Set task: Take the listing from its first line through the line that contains "YAxis, ErrorBar, LabelList" and please retype those lines exactly, leaving out the pictures.

##### Recorded data

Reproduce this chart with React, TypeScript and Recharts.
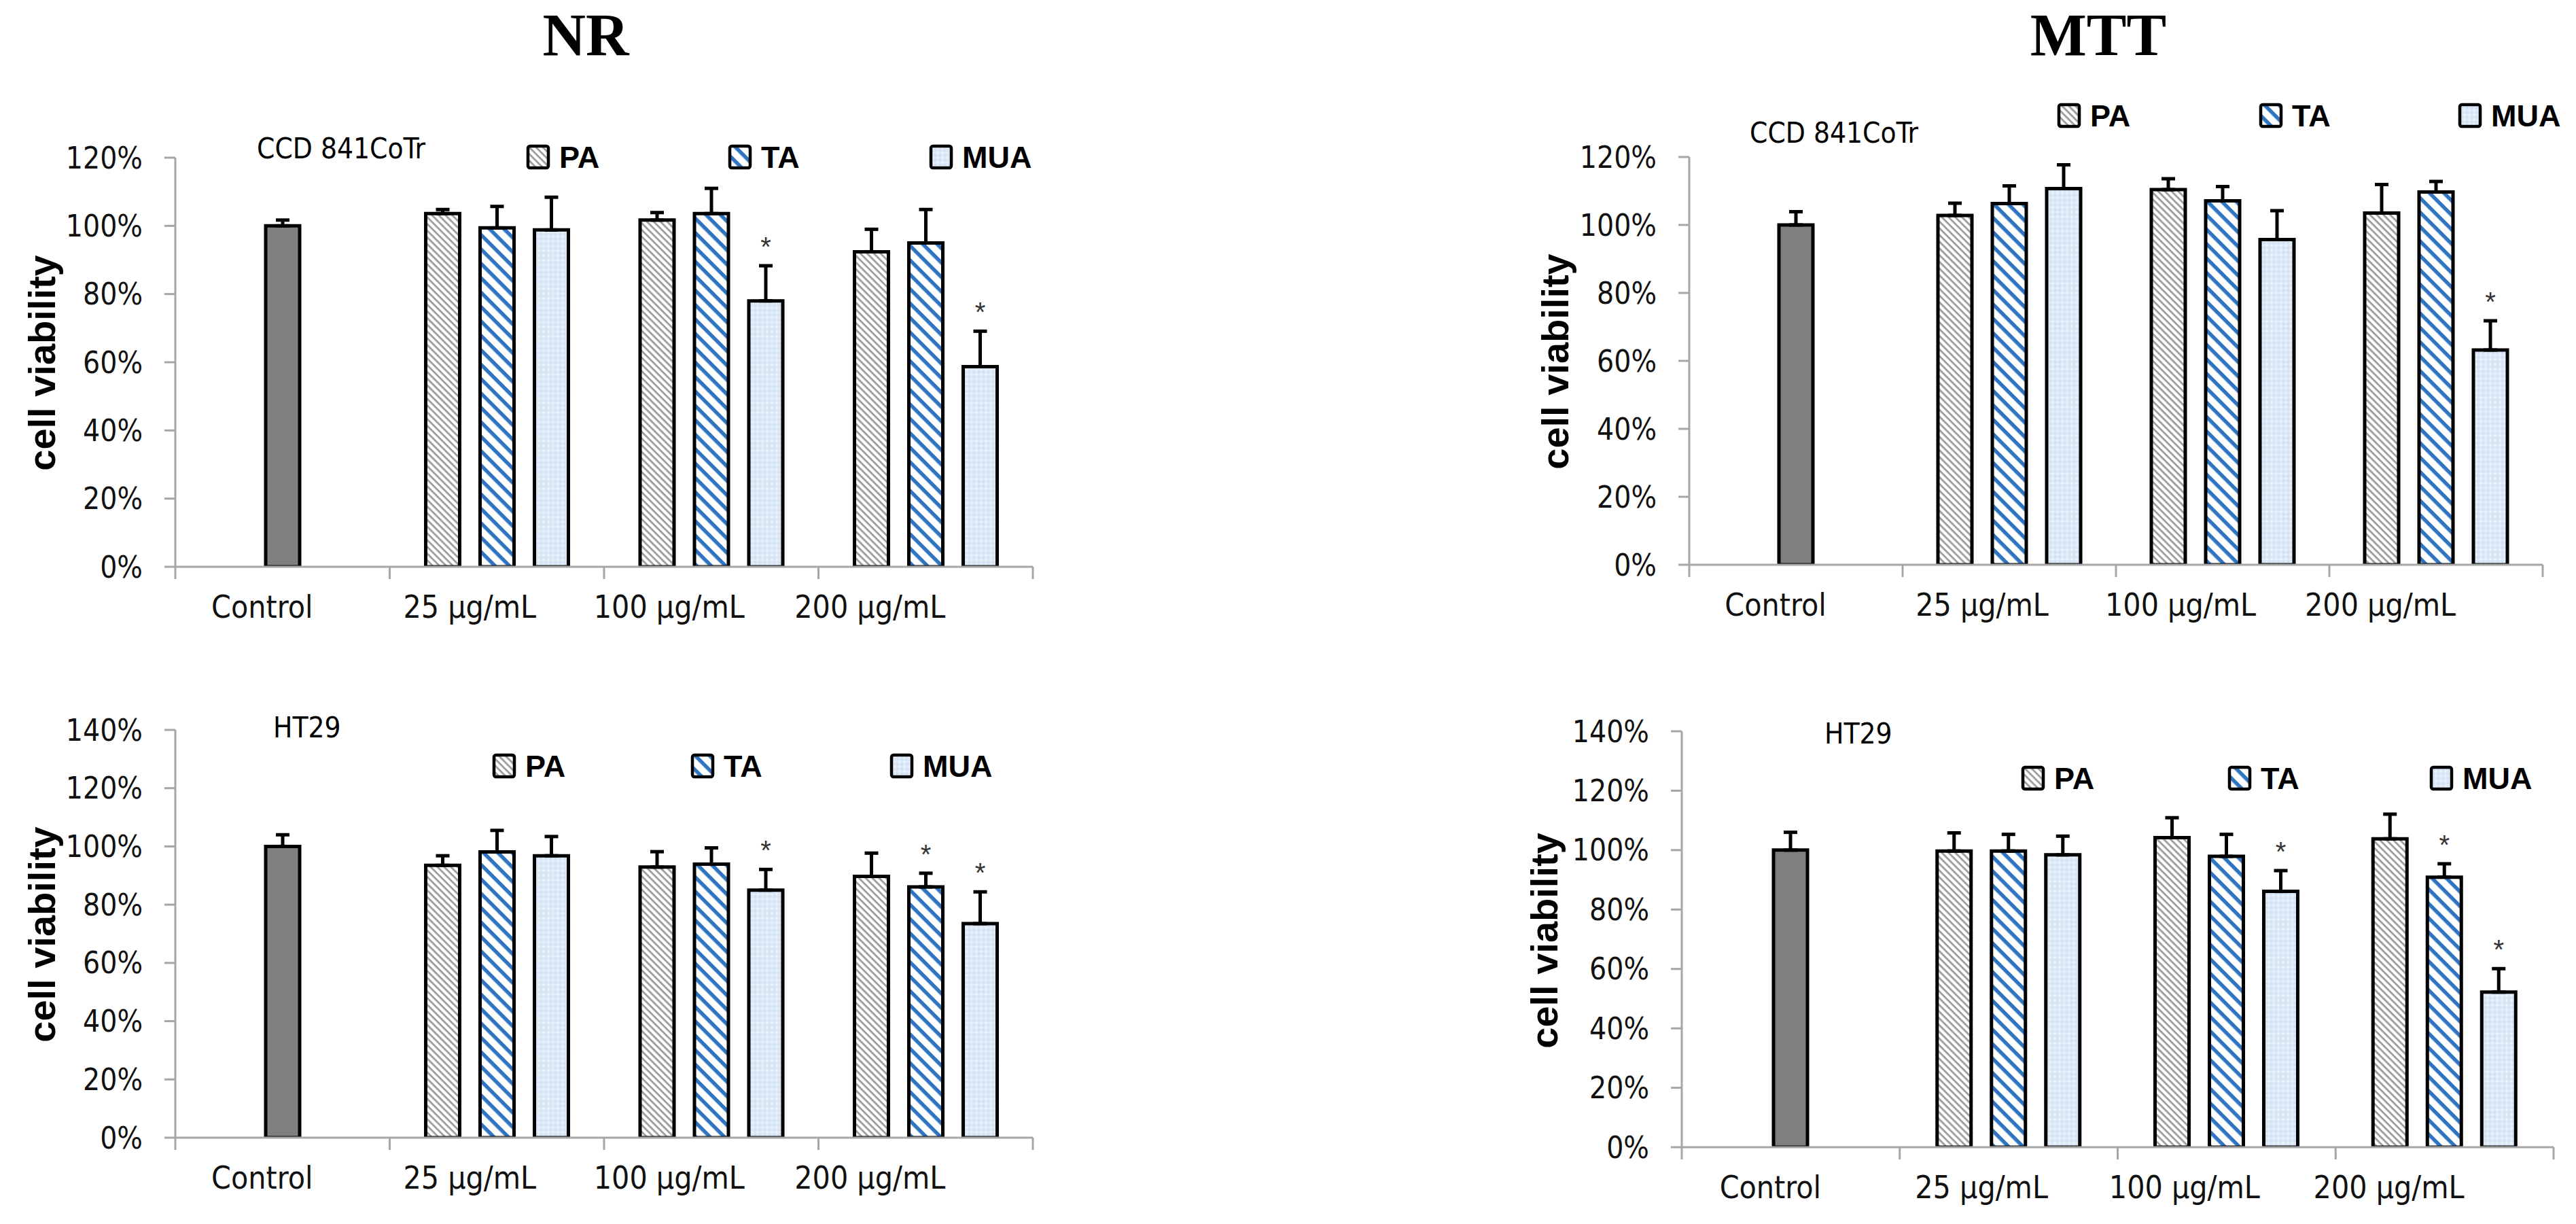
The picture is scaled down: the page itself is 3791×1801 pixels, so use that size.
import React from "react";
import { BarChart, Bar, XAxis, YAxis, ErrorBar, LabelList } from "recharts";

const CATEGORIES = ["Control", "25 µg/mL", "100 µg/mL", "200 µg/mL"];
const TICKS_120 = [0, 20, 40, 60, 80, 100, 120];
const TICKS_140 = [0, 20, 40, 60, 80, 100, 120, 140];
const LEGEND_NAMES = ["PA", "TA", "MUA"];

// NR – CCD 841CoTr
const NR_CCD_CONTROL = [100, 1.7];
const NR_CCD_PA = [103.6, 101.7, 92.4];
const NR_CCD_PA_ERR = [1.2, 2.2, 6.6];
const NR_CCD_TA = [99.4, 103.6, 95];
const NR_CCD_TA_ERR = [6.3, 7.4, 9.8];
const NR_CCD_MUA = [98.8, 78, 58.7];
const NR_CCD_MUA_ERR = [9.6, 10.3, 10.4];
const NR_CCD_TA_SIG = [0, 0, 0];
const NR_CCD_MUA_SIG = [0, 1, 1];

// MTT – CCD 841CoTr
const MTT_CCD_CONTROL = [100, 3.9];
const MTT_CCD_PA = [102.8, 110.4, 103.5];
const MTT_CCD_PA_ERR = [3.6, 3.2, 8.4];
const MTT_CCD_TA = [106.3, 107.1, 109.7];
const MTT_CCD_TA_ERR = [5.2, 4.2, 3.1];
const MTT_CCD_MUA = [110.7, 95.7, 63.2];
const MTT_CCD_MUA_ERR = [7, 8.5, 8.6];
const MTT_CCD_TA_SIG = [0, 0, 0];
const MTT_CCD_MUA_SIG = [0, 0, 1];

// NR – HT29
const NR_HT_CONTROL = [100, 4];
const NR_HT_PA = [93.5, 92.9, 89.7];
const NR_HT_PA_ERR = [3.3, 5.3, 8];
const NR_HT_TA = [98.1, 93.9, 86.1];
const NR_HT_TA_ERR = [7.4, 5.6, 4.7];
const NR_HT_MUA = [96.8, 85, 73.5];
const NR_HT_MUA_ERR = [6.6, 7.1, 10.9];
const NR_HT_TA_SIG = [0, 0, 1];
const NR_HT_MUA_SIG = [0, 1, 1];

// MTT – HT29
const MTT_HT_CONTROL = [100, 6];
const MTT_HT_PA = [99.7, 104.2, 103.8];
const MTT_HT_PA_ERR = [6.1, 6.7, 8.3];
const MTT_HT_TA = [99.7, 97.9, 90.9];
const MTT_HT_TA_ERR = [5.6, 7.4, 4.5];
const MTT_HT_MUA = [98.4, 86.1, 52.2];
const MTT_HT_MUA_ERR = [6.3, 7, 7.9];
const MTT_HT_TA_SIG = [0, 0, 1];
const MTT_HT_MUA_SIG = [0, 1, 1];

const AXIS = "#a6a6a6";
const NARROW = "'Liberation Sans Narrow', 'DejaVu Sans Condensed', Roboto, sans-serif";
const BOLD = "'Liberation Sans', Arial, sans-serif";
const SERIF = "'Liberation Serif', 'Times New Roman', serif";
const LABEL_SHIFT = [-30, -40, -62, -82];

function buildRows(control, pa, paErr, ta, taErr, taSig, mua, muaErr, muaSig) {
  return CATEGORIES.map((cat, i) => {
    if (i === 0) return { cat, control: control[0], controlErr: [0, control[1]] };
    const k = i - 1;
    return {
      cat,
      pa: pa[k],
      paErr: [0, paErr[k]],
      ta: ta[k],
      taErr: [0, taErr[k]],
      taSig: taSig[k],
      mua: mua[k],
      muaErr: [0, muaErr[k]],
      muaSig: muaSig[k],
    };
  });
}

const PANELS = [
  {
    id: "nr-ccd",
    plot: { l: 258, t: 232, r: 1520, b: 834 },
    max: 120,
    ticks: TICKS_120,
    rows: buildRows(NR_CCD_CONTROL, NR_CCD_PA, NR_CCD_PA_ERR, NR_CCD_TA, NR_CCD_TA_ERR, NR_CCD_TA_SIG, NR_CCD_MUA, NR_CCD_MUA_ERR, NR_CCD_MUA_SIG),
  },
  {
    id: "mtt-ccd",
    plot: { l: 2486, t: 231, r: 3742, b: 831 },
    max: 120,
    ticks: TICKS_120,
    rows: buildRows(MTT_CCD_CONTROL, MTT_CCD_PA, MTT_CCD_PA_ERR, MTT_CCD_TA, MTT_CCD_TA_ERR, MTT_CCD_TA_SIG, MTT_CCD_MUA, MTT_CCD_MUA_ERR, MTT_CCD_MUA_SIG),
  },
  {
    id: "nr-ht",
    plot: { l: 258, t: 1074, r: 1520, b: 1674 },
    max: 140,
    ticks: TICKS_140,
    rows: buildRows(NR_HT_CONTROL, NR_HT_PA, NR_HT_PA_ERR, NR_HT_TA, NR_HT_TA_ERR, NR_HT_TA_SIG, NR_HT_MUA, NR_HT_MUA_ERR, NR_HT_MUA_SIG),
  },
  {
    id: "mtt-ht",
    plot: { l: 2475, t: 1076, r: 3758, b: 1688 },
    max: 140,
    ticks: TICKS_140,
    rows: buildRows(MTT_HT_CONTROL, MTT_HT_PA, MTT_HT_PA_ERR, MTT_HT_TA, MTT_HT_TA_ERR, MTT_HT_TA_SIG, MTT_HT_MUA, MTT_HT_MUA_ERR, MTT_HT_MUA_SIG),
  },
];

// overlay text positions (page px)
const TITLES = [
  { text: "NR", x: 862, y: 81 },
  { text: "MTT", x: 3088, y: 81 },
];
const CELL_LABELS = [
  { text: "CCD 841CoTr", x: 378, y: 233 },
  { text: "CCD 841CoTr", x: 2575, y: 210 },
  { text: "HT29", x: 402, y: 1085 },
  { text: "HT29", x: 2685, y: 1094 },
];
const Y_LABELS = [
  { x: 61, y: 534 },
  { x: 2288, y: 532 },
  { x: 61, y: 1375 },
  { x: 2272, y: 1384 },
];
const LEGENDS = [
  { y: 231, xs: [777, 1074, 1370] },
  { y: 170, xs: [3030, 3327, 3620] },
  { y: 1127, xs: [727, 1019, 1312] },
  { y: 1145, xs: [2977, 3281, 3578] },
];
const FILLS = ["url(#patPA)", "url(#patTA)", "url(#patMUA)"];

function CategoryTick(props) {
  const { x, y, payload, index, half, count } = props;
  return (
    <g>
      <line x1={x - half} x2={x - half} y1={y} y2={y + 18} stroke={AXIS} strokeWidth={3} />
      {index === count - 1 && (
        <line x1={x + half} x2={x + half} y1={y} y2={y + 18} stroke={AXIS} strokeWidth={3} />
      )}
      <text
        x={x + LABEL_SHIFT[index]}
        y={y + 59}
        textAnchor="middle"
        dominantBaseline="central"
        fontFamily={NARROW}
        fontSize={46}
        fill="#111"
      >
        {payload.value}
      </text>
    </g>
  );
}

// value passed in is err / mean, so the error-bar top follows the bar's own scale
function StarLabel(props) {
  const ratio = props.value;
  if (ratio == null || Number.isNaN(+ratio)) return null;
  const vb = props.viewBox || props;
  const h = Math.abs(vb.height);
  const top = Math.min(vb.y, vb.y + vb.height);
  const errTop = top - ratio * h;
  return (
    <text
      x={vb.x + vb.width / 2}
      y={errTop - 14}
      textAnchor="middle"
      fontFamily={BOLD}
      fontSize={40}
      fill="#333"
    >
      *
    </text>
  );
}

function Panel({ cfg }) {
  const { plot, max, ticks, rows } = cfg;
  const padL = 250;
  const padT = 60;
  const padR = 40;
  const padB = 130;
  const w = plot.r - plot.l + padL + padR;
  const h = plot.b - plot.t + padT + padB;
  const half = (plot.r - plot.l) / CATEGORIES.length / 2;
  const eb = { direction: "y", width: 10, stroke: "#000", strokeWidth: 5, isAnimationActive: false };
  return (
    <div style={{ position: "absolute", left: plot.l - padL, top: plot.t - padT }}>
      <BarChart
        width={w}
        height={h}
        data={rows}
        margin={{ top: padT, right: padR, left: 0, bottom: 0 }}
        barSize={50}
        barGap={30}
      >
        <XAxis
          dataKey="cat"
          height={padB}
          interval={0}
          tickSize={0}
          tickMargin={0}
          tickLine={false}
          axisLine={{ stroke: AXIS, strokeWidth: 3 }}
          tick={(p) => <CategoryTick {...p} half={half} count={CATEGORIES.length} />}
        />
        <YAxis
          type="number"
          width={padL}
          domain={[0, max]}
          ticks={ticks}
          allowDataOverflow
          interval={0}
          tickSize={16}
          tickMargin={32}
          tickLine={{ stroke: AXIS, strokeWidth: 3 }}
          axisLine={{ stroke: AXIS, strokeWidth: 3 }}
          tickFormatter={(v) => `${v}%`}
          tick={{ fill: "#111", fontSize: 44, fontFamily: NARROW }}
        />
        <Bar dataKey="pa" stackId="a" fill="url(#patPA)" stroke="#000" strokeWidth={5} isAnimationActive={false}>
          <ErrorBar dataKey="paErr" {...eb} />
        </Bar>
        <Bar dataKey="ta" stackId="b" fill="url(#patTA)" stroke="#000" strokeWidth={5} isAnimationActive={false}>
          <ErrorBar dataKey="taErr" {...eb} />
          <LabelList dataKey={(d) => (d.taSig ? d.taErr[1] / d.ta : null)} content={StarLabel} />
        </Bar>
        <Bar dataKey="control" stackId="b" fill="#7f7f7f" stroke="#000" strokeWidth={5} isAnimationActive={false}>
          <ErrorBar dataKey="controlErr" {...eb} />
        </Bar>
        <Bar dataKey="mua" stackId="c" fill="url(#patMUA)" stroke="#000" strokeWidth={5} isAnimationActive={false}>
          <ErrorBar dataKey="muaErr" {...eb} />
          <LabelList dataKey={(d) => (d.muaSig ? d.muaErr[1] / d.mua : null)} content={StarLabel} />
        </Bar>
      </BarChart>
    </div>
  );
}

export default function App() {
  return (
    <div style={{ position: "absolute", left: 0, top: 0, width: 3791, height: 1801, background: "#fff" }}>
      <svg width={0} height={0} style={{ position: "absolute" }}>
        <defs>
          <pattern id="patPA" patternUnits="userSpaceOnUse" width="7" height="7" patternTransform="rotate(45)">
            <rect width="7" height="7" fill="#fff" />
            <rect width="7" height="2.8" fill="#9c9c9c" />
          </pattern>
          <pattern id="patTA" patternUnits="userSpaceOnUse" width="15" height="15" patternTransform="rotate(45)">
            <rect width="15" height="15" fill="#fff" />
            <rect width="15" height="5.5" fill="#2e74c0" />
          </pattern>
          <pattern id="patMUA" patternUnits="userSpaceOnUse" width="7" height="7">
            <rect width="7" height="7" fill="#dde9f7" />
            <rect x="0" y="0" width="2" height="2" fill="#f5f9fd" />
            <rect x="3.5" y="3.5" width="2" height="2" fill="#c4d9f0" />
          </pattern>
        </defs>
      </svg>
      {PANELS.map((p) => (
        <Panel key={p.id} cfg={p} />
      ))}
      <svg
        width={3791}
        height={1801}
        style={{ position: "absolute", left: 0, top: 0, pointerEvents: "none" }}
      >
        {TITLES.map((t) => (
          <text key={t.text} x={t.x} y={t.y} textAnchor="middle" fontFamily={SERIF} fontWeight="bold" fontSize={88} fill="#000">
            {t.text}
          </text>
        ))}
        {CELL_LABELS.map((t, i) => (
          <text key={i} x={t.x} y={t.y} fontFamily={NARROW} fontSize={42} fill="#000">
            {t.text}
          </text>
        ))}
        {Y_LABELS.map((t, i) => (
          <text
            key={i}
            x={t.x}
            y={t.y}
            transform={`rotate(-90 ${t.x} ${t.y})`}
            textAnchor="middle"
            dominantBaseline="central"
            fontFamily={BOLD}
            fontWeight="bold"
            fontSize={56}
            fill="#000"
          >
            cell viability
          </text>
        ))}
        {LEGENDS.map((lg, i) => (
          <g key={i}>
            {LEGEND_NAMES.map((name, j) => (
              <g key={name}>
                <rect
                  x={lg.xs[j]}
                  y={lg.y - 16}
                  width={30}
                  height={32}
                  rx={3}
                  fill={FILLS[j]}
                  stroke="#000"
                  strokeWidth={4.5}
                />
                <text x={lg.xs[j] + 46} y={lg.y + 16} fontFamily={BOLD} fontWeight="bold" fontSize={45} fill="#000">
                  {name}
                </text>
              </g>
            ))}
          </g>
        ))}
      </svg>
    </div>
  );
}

##########

Finished exercise:
Reproduce this chart with React, TypeScript and Recharts.
The picture is scaled down: the page itself is 3791×1801 pixels, so use that size.
import React from "react";
import { BarChart, Bar, XAxis, YAxis, ErrorBar, LabelList } from "recharts";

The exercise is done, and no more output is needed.